English For Aningas

“Errrfah” she says slowly, her little face pouted in concentration.  It feels funny on her tongue so she tries again, “Earfeh.”
“Earth,” Stephanie says. Slower. “Ear-th.”
She laughs at the way it sounds and tries again. 
Tomorrow is the third English lesson Stephanie and I will have in the little village of Aningas. When we told the kids about the classes they were thrilled. There were eight older kids (14-16) in our first class and few younger ones. By the next lesson we had eighteen kids. We’ll see what tomorrow brings…
We plan the classes kind of like Sunday School lessons. We’re just as excited as the kids are that we can help them learn a few words in English, but more than that we want them to learn about a Savior who loved them enough to die for them. 
So far, we’ve read through the stories of Noah and Jonah. Stephanie (who is studying Portuguese at school) reads through the verses in Portuguese so we can be sure they understand the story. The kids applaud her valiant efforts at tackling their language every time she finishes. I draw little pictures to go along with words that we pull out of the text for them to learn. We say the words aloud in Portuguese and then in English.

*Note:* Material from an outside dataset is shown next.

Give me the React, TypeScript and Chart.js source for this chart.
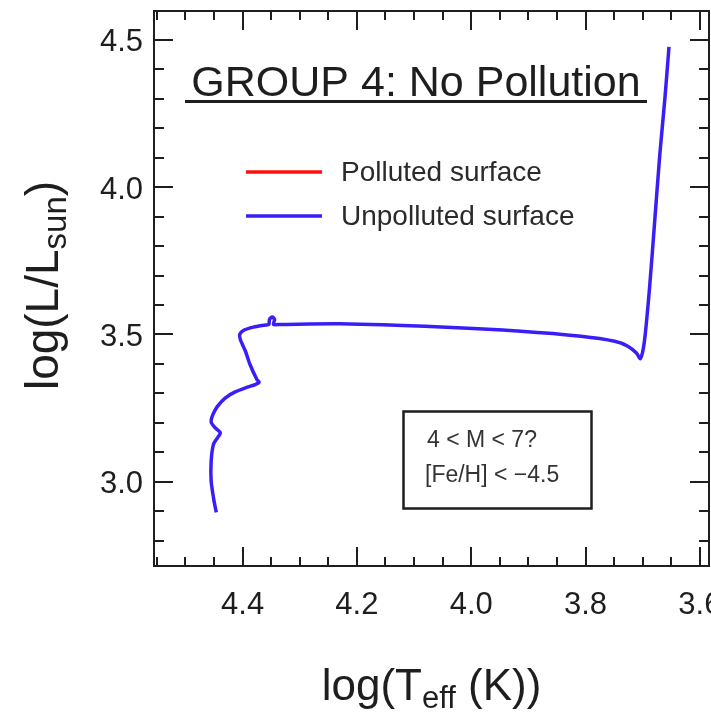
import React, { useEffect, useRef } from "react";
import { Chart, registerables } from "chart.js";

Chart.register(...registerables);

// Evolutionary track: effective temperature and luminosity (log scale)
const logTeff = [
  4.446, 4.45, 4.455, 4.455, 4.451, 4.444, 4.439, 4.448, 4.455, 4.452, 4.444,
  4.43, 4.413, 4.392, 4.378, 4.371, 4.375, 4.387, 4.395, 4.404, 4.405, 4.398,
  4.381, 4.36, 4.354, 4.353, 4.348, 4.344, 4.346, 4.334, 4.229, 4.053, 3.913,
  3.808, 3.749, 3.726, 3.711, 3.704, 3.697, 3.688, 3.679, 3.67, 3.661, 3.654,
];
const logL = [
  2.896, 2.935, 3.002, 3.07, 3.127, 3.149, 3.166, 3.183, 3.203, 3.228, 3.256,
  3.285, 3.305, 3.321, 3.33, 3.338, 3.347, 3.398, 3.443, 3.483, 3.5, 3.514,
  3.525, 3.532, 3.534, 3.551, 3.559, 3.551, 3.534, 3.534, 3.536, 3.525, 3.511,
  3.494, 3.477, 3.46, 3.437, 3.418, 3.477, 3.658, 3.885, 4.112, 4.305, 4.476,
];
// No polluted-surface track in this group
const pollutedTeff: number[] = [];
const pollutedL: number[] = [];

const xTickValues = [4.4, 4.2, 4.0, 3.8, 3.6];
const xTickLabels = ["4.4", "4.2", "4.0", "3.8", "3.6"];
const yTickValues = [3.0, 3.5, 4.0, 4.5];
const yTickLabels = ["3.0", "3.5", "4.0", "4.5"];

const seriesLabels = ["Polluted surface", "Unpolluted surface"];
const titleText = "GROUP 4: No Pollution";
const boxLines = ["4 < M < 7?", "[Fe/H] < \u22124.5"];

const X_MIN = 3.584;
const X_MAX = 4.555;
const Y_MIN = 2.714;
const Y_MAX = 4.598;

const FONT = '"Liberation Sans", Arial, Helvetica, sans-serif';
const INK = "#1e1e1e";

type Run = { t: string; size: number; dy: number };

function drawRuns(ctx: CanvasRenderingContext2D, runs: Run[], x: number, y: number) {
  let cx = x;
  for (const r of runs) {
    ctx.font = `${r.size}px ${FONT}`;
    ctx.fillText(r.t, cx, y + r.dy);
    cx += ctx.measureText(r.t).width;
  }
  return cx - x;
}

function runsWidth(ctx: CanvasRenderingContext2D, runs: Run[]) {
  let w = 0;
  for (const r of runs) {
    ctx.font = `${r.size}px ${FONT}`;
    w += ctx.measureText(r.t).width;
  }
  return w;
}

const decorations = {
  id: "hrDecorations",
  afterDraw(chart: any) {
    const { ctx, chartArea: a, scales } = chart;
    const xs = scales.x;
    const ys = scales.y;
    ctx.save();

    // frame
    ctx.strokeStyle = INK;
    ctx.lineWidth = 2;
    ctx.strokeRect(a.left, a.top, a.right - a.left, a.bottom - a.top);

    // x ticks (every 0.05, major every 0.2), on bottom and top edges
    for (let i = 72; i <= 91; i++) {
      const v = i * 0.05;
      if (v < X_MIN || v > X_MAX) continue;
      const major = i % 4 === 0;
      const len = major ? 19 : 9;
      const px = Math.round(xs.getPixelForValue(v));
      ctx.beginPath();
      ctx.moveTo(px, a.bottom);
      ctx.lineTo(px, a.bottom - len);
      ctx.moveTo(px, a.top);
      ctx.lineTo(px, a.top + len);
      ctx.stroke();
    }
    // y ticks (every 0.1, major every 0.5), on left and right edges
    for (let i = 27; i <= 46; i++) {
      const v = i * 0.1;
      if (v < Y_MIN || v > Y_MAX) continue;
      const major = i % 5 === 0;
      const len = major ? 19 : 10;
      const py = Math.round(ys.getPixelForValue(v));
      ctx.beginPath();
      ctx.moveTo(a.left, py);
      ctx.lineTo(a.left + len, py);
      ctx.moveTo(a.right, py);
      ctx.lineTo(a.right - len, py);
      ctx.stroke();
    }

    // tick labels
    ctx.fillStyle = INK;
    ctx.font = `31px ${FONT}`;
    ctx.textAlign = "center";
    ctx.textBaseline = "alphabetic";
    xTickValues.forEach((v, i) => {
      ctx.fillText(xTickLabels[i], xs.getPixelForValue(v), 614);
    });
    ctx.textAlign = "right";
    ctx.textBaseline = "middle";
    yTickValues.forEach((v, i) => {
      ctx.fillText(yTickLabels[i], a.left - 11, ys.getPixelForValue(v) + 3);
    });

    // axis titles
    ctx.textAlign = "left";
    ctx.textBaseline = "alphabetic";
    const xRuns: Run[] = [
      { t: "log(T", size: 44, dy: 0 },
      { t: "eff", size: 31, dy: 8 },
      { t: " (K))", size: 44, dy: 0 },
    ];
    const xw = runsWidth(ctx, xRuns);
    drawRuns(ctx, xRuns, (a.left + a.right) / 2 - xw / 2, 700);

    const yRuns: Run[] = [
      { t: "log(L/L", size: 46, dy: 0 },
      { t: "sun", size: 33, dy: 8 },
      { t: ")", size: 46, dy: 0 },
    ];
    const yw = runsWidth(ctx, yRuns);
    ctx.save();
    ctx.translate(58, (a.top + a.bottom) / 2 - 3);
    ctx.rotate(-Math.PI / 2);
    drawRuns(ctx, yRuns, -yw / 2, 0);
    ctx.restore();

    // underlined panel title
    ctx.font = `43px ${FONT}`;
    ctx.textAlign = "left";
    const tw = ctx.measureText(titleText).width;
    ctx.fillText(titleText, 416 - tw / 2, 96);
    ctx.fillRect(185, 100, 462, 3);

    // legend, built from the datasets
    chart.data.datasets.forEach((ds: any, i: number) => {
      const ly = 172 + i * 44;
      ctx.strokeStyle = ds.borderColor;
      ctx.lineWidth = 3.5;
      ctx.beginPath();
      ctx.moveTo(246, ly);
      ctx.lineTo(322, ly);
      ctx.stroke();
      ctx.fillStyle = "#2a2a2a";
      ctx.font = `28px ${FONT}`;
      ctx.textBaseline = "middle";
      ctx.fillText(ds.label, 341, ly + 1);
    });

    // parameter box
    ctx.strokeStyle = INK;
    ctx.lineWidth = 2.5;
    ctx.strokeRect(403.5, 411.5, 188, 97);
    ctx.fillStyle = "#333";
    ctx.textBaseline = "alphabetic";
    ctx.font = `23px ${FONT}`;
    ctx.fillText(boxLines[0], 427, 447);
    ctx.fillText(boxLines[1], 425, 482);

    ctx.restore();
  },
};

export default function App() {
  const canvasRef = useRef<HTMLCanvasElement | null>(null);

  useEffect(() => {
    const canvas = canvasRef.current;
    if (!canvas) return;
    const chart = new Chart(canvas, {
      type: "scatter",
      data: {
        datasets: [
          {
            label: seriesLabels[0],
            data: pollutedTeff.map((t, i) => ({ x: t, y: pollutedL[i] })),
            borderColor: "#ff1010",
            backgroundColor: "#ff1010",
            showLine: true,
            pointRadius: 0,
            borderWidth: 3.5,
          },
          {
            label: seriesLabels[1],
            data: logTeff.map((t, i) => ({ x: t, y: logL[i] })),
            borderColor: "#3a1ef8",
            backgroundColor: "#3a1ef8",
            showLine: true,
            pointRadius: 0,
            borderWidth: 3.5,
            tension: 0.25,
          },
        ],
      },
      options: {
        animation: false,
        responsive: false,
        devicePixelRatio: 1,
        layout: { padding: { left: 154, top: 11, right: 2, bottom: 148 } },
        plugins: {
          legend: { display: false },
          tooltip: { enabled: false },
          title: { display: false },
        },
        scales: {
          x: { type: "linear", reverse: true, min: X_MIN, max: X_MAX, display: false },
          y: { type: "linear", min: Y_MIN, max: Y_MAX, display: false },
        },
      },
      plugins: [decorations],
    });
    return () => chart.destroy();
  }, []);

  return (
    <div style={{ position: "absolute", left: 0, top: 0, width: 711, height: 714, background: "#fff" }}>
      <canvas ref={canvasRef} width={711} height={714} />
    </div>
  );
}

Their pens move quickly along the lines of the makeshift notebooks we gave them as they take diligent notes. Nadine comes up to ask specific questions. “Why do you use “we” here and then “us” over here?”
Evanoel is a quick learner. He listens, leaning toward us in concentration as we say the words slowly in English and then repeats them back to us. “Hain-bow.”
RRainbow,” I say.
“Rainbow,” he says smiling and then laughing at his own mistake.
After going over the words we play a few games. The kids start off sitting in a circle around one of the big wooden tables in the sewing room of the Galpão. By the time we get to the games they’ve all moved closer, abandoning their chairs to get a better look at the tic-tac toe board.
“How many people were in the ark?”
Then they remember that Shem, Ham, and Japeth were married.  “Ooh ooh! Oito!” Maria blurts out, “Oito!”
“Eight. That’s right!.” Cheers erupt from the winning team.
To end the lesson we go over the verse of the day. Some of them recognize the scripture in Portuguese. They copy the words down to see if they can memorize it for the next class. They’re still struggling to remember the English words in the verses, but a lot of them can rattle off the Portuguese. As long as they’re remembering the verse we don’t really mind that it’s not in English. 🙂
Tomorrow we’ll be jumping in with David fighting the Philistine giant. We have pictures to go with words like “sword, “ “stones” “helmet,” and “valley” and prizes to hand out to the guys and girls that participate and really listen. We have about five more lessons to go and we’d appreciate your prayers that these kids will not only continue to enjoy learning, but that they will recognize the truth in the stories and verses that we read with them and accept Christ as their Savior. 
Above: Classroom front on our first day: rules of the class, the story board and the verse of the day.
Above: English words for the kids to learn.
Above: Some of the girls in class, left to right: Maria, Natalia, Lizandra.
Above: Manoelhio taking diligent notes.
Above: Copying the verse.
Above / Below: At the lake on Saturday. 
Above: Photo break during the 20 minute walk to the lake.